### WHAT YOU WILL DO
Copy each line of the data below exactly, leaving out pictures.

### GIVEN MATERIAL
------------------------------------------------

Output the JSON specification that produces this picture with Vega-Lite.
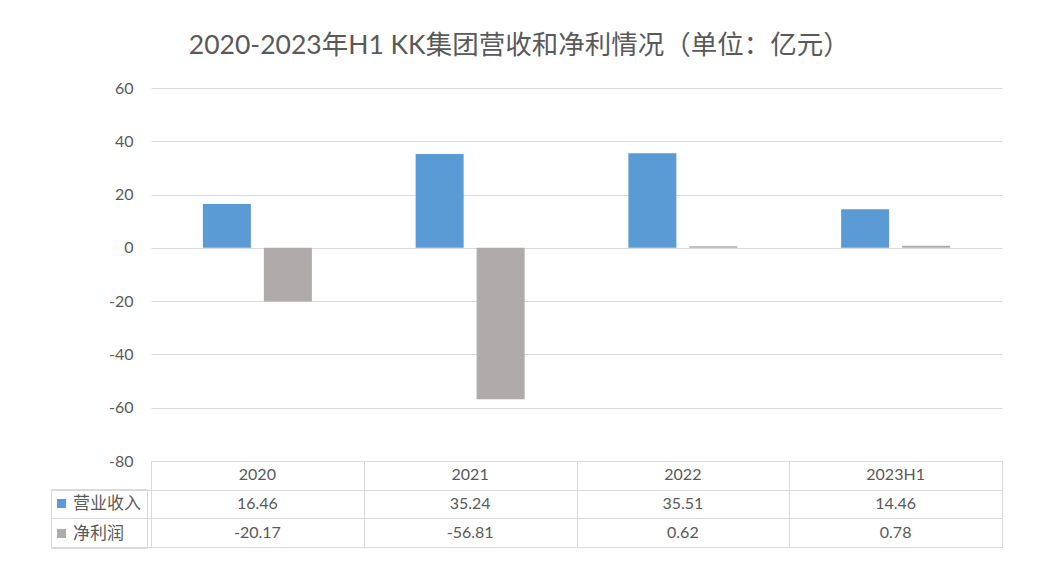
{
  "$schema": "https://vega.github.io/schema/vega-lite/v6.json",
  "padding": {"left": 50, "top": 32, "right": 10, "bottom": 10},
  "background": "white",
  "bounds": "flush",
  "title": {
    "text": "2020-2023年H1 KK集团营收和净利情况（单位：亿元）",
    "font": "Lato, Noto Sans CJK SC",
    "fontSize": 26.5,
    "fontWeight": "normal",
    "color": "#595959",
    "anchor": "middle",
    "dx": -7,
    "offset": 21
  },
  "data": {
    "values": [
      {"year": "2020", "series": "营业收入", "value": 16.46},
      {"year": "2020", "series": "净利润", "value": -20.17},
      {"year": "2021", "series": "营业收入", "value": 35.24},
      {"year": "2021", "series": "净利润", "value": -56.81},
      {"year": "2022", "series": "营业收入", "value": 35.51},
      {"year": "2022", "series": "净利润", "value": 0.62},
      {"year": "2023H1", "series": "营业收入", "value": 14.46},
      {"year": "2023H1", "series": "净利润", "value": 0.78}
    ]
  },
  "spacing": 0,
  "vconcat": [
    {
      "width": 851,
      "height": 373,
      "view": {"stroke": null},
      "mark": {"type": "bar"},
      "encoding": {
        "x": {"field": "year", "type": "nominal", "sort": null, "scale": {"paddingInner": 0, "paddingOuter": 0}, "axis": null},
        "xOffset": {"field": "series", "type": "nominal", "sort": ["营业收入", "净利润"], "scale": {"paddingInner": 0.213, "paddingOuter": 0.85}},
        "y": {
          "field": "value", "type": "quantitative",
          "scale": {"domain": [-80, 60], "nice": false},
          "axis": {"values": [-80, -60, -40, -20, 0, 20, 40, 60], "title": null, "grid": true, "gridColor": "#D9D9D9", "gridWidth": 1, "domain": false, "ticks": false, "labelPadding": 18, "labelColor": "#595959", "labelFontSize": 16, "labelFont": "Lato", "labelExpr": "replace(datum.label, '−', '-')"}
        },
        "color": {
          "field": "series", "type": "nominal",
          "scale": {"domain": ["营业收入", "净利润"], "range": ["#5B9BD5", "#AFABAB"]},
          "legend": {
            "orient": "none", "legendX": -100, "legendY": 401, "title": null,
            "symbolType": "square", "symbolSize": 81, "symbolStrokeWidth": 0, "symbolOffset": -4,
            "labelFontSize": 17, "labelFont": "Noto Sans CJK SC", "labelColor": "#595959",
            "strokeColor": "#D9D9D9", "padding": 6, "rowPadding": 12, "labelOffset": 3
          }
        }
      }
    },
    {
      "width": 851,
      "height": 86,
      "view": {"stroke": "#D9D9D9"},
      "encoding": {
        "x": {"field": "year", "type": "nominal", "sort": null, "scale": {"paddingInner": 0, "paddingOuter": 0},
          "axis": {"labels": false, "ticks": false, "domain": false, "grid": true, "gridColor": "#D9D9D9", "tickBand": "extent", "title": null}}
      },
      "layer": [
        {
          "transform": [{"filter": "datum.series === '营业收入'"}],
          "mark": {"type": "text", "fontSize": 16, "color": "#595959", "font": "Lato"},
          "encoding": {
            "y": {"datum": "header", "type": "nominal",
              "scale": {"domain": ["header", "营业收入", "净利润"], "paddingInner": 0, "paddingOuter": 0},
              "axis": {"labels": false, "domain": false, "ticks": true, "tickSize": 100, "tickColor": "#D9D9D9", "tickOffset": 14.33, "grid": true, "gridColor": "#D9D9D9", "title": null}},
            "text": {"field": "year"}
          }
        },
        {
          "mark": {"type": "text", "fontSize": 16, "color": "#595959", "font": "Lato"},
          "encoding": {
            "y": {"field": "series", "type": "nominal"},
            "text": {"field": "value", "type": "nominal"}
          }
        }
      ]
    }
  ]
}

------------------------------------------------

### REPLY
Output the JSON specification that produces this picture with Vega-Lite.
{
  "$schema": "https://vega.github.io/schema/vega-lite/v6.json",
  "padding": {"left": 50, "top": 32, "right": 10, "bottom": 10},
  "background": "white",
  "bounds": "flush",
  "title": {
    "text": "2020-2023年H1 KK集团营收和净利情况（单位：亿元）",
    "font": "Lato, Noto Sans CJK SC",
    "fontSize": 26.5,
    "fontWeight": "normal",
    "color": "#595959",
    "anchor": "middle",
    "dx": -7,
    "offset": 21
  },
  "data": {
    "values": [
      {"year": "2020", "series": "营业收入", "value": 16.46},
      {"year": "2020", "series": "净利润", "value": -20.17},
      {"year": "2021", "series": "营业收入", "value": 35.24},
      {"year": "2021", "series": "净利润", "value": -56.81},
      {"year": "2022", "series": "营业收入", "value": 35.51},
      {"year": "2022", "series": "净利润", "value": 0.62},
      {"year": "2023H1", "series": "营业收入", "value": 14.46},
      {"year": "2023H1", "series": "净利润", "value": 0.78}
    ]
  },
  "spacing": 0,
  "vconcat": [
    {
      "width": 851,
      "height": 373,
      "view": {"stroke": null},
      "mark": {"type": "bar"},
      "encoding": {
        "x": {"field": "year", "type": "nominal", "sort": null, "scale": {"paddingInner": 0, "paddingOuter": 0}, "axis": null},
        "xOffset": {"field": "series", "type": "nominal", "sort": ["营业收入", "净利润"], "scale": {"paddingInner": 0.213, "paddingOuter": 0.85}},
        "y": {
          "field": "value", "type": "quantitative",
          "scale": {"domain": [-80, 60], "nice": false},
          "axis": {"values": [-80, -60, -40, -20, 0, 20, 40, 60], "title": null, "grid": true, "gridColor": "#D9D9D9", "gridWidth": 1, "domain": false, "ticks": false, "labelPadding": 18, "labelColor": "#595959", "labelFontSize": 16, "labelFont": "Lato", "labelExpr": "replace(datum.label, '−', '-')"}
        },
        "color": {
          "field": "series", "type": "nominal",
          "scale": {"domain": ["营业收入", "净利润"], "range": ["#5B9BD5", "#AFABAB"]},
          "legend": {
            "orient": "none", "legendX": -100, "legendY": 401, "title": null,
            "symbolType": "square", "symbolSize": 81, "symbolStrokeWidth": 0, "symbolOffset": -4,
            "labelFontSize": 17, "labelFont": "Noto Sans CJK SC", "labelColor": "#595959",
            "strokeColor": "#D9D9D9", "padding": 6, "rowPadding": 12, "labelOffset": 3
          }
        }
      }
    },
    {
      "width": 851,
      "height": 86,
      "view": {"stroke": "#D9D9D9"},
      "encoding": {
        "x": {"field": "year", "type": "nominal", "sort": null, "scale": {"paddingInner": 0, "paddingOuter": 0},
          "axis": {"labels": false, "ticks": false, "domain": false, "grid": true, "gridColor": "#D9D9D9", "tickBand": "extent", "title": null}}
      },
      "layer": [
        {
          "transform": [{"filter": "datum.series === '营业收入'"}],
          "mark": {"type": "text", "fontSize": 16, "color": "#595959", "font": "Lato"},
          "encoding": {
            "y": {"datum": "header", "type": "nominal",
              "scale": {"domain": ["header", "营业收入", "净利润"], "paddingInner": 0, "paddingOuter": 0},
              "axis": {"labels": false, "domain": false, "ticks": true, "tickSize": 100, "tickColor": "#D9D9D9", "tickOffset": 14.33, "grid": true, "gridColor": "#D9D9D9", "title": null}},
            "text": {"field": "year"}
          }
        },
        {
          "mark": {"type": "text", "fontSize": 16, "color": "#595959", "font": "Lato"},
          "encoding": {
            "y": {"field": "series", "type": "nominal"},
            "text": {"field": "value", "type": "nominal"}
          }
        }
      ]
    }
  ]
}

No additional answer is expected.